3. Look up and down. Store insiders know that groceries charge merchandisers more for eye-level shelves and guess where these people recover the cost? You. When choosing items, compare with those that are placed above and below eye level and you’ll find sure bargains.

4. Get in and get out. Behavioral studies have shown that most shoppers buy expensive items on their third hour of shopping. If you want to minimize unnecessary expenses, make a list and stick to it. If you don’t like lists, simply walk away from items you don’t need. The more you interact, the more you smell, admire the colors, the packaging, the more likely you will convince yourself that you need them.

5. Use the right-sized basket or cart. In the grocery to buy bread and eggs? Don’t get the big cart. You’ll end up wanting to fill up that empty space and before you know it, you’ll be leaving with a trunk full of grocery items before the scheduled trip. Because of this, some people prefer going to the grocery once a month to minimize impulse shopping. If impulse buying is your weakness, consider buying bread and eggs from the sari-sari store, if these are all that you need. The items might cost a little bit more, but the “savings” from buying unnecessary items can be bigger.

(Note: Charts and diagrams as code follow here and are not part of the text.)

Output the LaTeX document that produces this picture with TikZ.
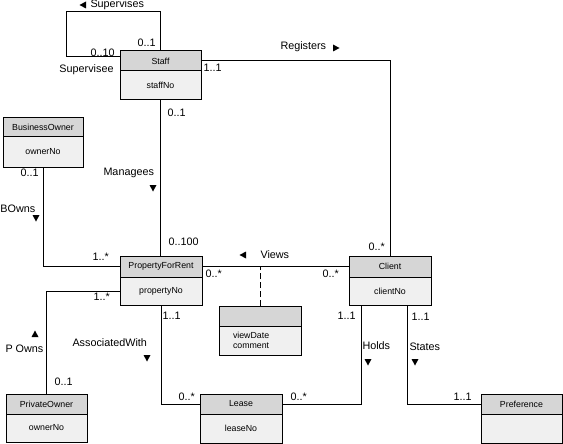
\documentclass[tikz,border=0pt]{standalone}
\usepackage{fontspec}
\setmainfont{Liberation Sans}
\usetikzlibrary{calc}
\definecolor{hdrgray}{RGB}{214,214,214}
\definecolor{bdygray}{RGB}{240,240,240}
\begin{document}
\begin{tikzpicture}[x=1pt,y=-1pt,line width=1pt,
  hdr/.style={draw, fill=hdrgray, inner sep=0pt, outer sep=0pt, anchor=north west, font=\fontsize{8.8}{10}\selectfont},
  bdy/.style={draw, fill=bdygray, inner sep=0pt, outer sep=0pt, anchor=north west, font=\fontsize{8.8}{10}\selectfont},
  lbl/.style={inner sep=0pt, anchor=west, font=\fontsize{10.8}{12}\selectfont},
  tridn/.pic={\fill (-3.5,-3) -- (3.5,-3) -- (0,3.5) -- cycle;},
  triup/.pic={\fill (-3.5,3) -- (3.5,3) -- (0,-3.5) -- cycle;},
  trilf/.pic={\fill (3,-3.5) -- (3,3.5) -- (-3.5,0) -- cycle;},
  trirt/.pic={\fill (-3,-3.5) -- (-3,3.5) -- (3.5,0) -- cycle;}]
\useasboundingbox (0,0) rectangle (563,444);
% classes
\node[hdr, minimum width=81, minimum height=20] (staffH) at (120,51) {Staff};
\node[bdy, minimum width=81, minimum height=29] (staff) at (staffH.south west) {staffNo};
\node[hdr, minimum width=80, minimum height=19] (boH) at (3,118) {BusinessOwner};
\node[bdy, minimum width=80, minimum height=30] (bo) at (boH.south west) {ownerNo};
\node[hdr, minimum width=82, minimum height=21] (pfrH) at (120,256) {PropertyForRent};
\node[bdy, minimum width=82, minimum height=28] (pfr) at (pfrH.south west) {propertyNo};
\node[hdr, minimum width=82, minimum height=21] (clientH) at (349,256) {Client};
\node[bdy, minimum width=82, minimum height=28] (client) at (clientH.south west) {clientNo};
\node[hdr, minimum width=82, minimum height=20] (assocH) at (219,306) {};
\node[bdy, minimum width=82, minimum height=29, text width=54, align=left] (assoc) at (assocH.south west) {viewDate\\comment};
\node[hdr, minimum width=81, minimum height=20] (poH) at (6,394) {PrivateOwner};
\node[bdy, minimum width=81, minimum height=28] (po) at (poH.south west) {ownerNo};
\node[hdr, minimum width=82, minimum height=20] (leaseH) at (200,394) {Lease};
\node[bdy, minimum width=82, minimum height=29] (lease) at (leaseH.south west) {leaseNo};
\node[hdr, minimum width=81, minimum height=20] (prefH) at (481,394) {Preference};
\node[bdy, minimum width=81, minimum height=29] (pref) at (prefH.south west) {};
% connectors
\coordinate (loopTL) at (66,12);
\draw (staffH.north) |- (loopTL) |- ($(staffH.west)+(0,-4)$);
\draw (staffH.east) -| (clientH.north);
\draw (staff.south) -- (staff.south |- pfrH.north);
\draw (bo.south) |- (pfrH.west);
\draw (poH.north) |- (pfr.west);
\draw (pfr.south) |- (leaseH.west);
\draw (leaseH.east) -| ($(client.south)+(-29,0)$);
\draw ($(client.south)+(17,0)$) |- (prefH.west);
\draw (pfrH.east) -- (clientH.west);
\draw[dash pattern=on 6pt off 3pt] (assocH.north) -- (assocH.north |- pfrH.east);
% labels
\node[lbl] (lSup) at (90,5) {Supervises};
\node[lbl] (lSup1) at (137,43) {0..1};
\node[lbl] (lSup2) at (90,53) {0..10};
\node[lbl] (lSupee) at (59,70) {Supervisee};
\node[lbl] (lReg1) at (203,68) {1..1};
\node[lbl] (lReg) at (280,47) {Registers};
\node[lbl] (lReg2) at (368,247) {0..*};
\node[lbl] (lMan1) at (167,113) {0..1};
\node[lbl] (lMan) at (103,173) {Managees};
\node[lbl] (lMan2) at (168,242) {0..100};
\node[lbl] (lBO1) at (20,173) {0..1};
\node[lbl] (lBO) at (0,209) {BOwns};
\node[lbl] (lBO2) at (92,257) {1..*};
\node[lbl] (lV1) at (205,274) {0..*};
\node[lbl] (lV) at (260,255) {Views};
\node[lbl] (lV2) at (322,274) {0..*};
\node[lbl] (lPO1) at (93,297) {1..*};
\node[lbl] (lPO) at (5,349) {P Owns};
\node[lbl] (lPO2) at (54,382) {0..1};
\node[lbl] (lAW1) at (162,316) {1..1};
\node[lbl] (lAW) at (72,343) {AssociatedWith};
\node[lbl] (lAW2) at (178,397) {0..*};
\node[lbl] (lH1) at (337,316) {1..1};
\node[lbl] (lH) at (362,346) {Holds};
\node[lbl] (lH2) at (290,397) {0..*};
\node[lbl] (lS1) at (411,317) {1..1};
\node[lbl] (lS) at (409,347) {States};
\node[lbl] (lS2) at (453,397) {1..1};
% direction triangles
\pic at (83,5) {trilf};
\pic at (336,48) {trirt};
\pic at (243,255) {trilf};
\pic at (153,188) {tridn};
\pic at (36,218) {tridn};
\pic at (147,358) {tridn};
\pic at (368,362) {tridn};
\pic at (415,362) {tridn};
\pic at (35,334) {triup};
\end{tikzpicture}
\end{document}
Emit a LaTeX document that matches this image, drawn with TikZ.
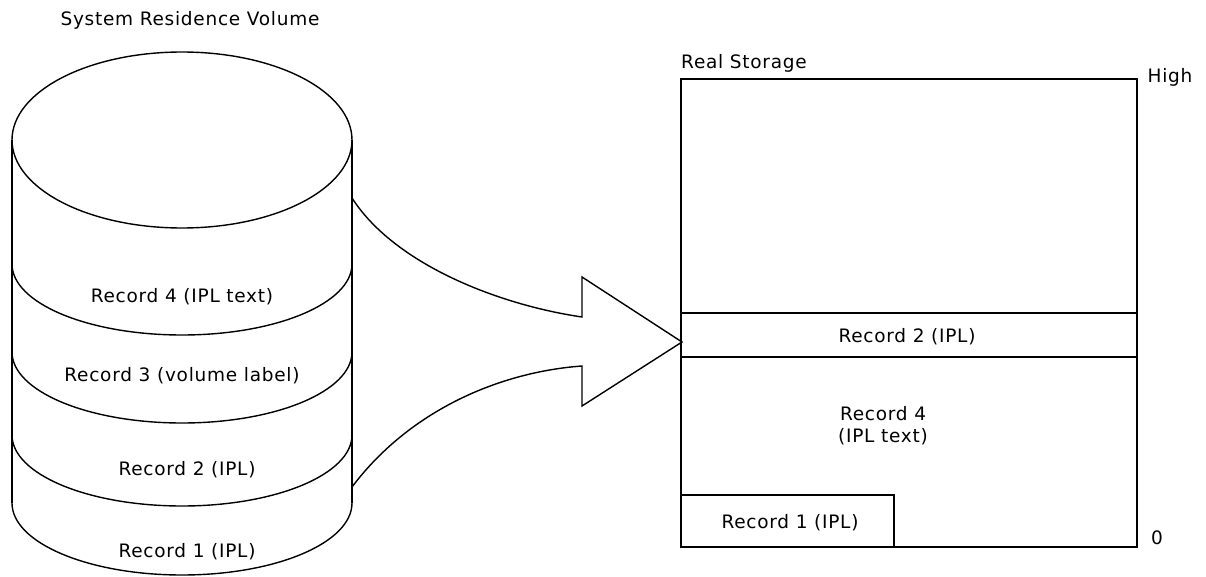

6. Compare apples to apples. Ever notice the case of the shrinking bread? Manufacturers are keeping the price level of their products the same, but reducing the size of their items because they know that shoppers are in a belt-tightening mode. This is most obvious in cooking oil. The 1 liter containers are fast disappearing, and you will see some leading brands keeping their prices but selling less than 1-liter bottles. This means comparing products in the grocery will be a bit more challenging these days. Make sure you are comparing apples to apples and not apples to oranges by keeping a close tab on the unit volumes.

7. Don’t shop when hungry. Fill up your stomach before going to the grocery store because you tend to buy more when hungry.

Grocery shopping will be more expensive year after year -- that’s a given. It’s up to you to squeeze more pesos out of that regular activity.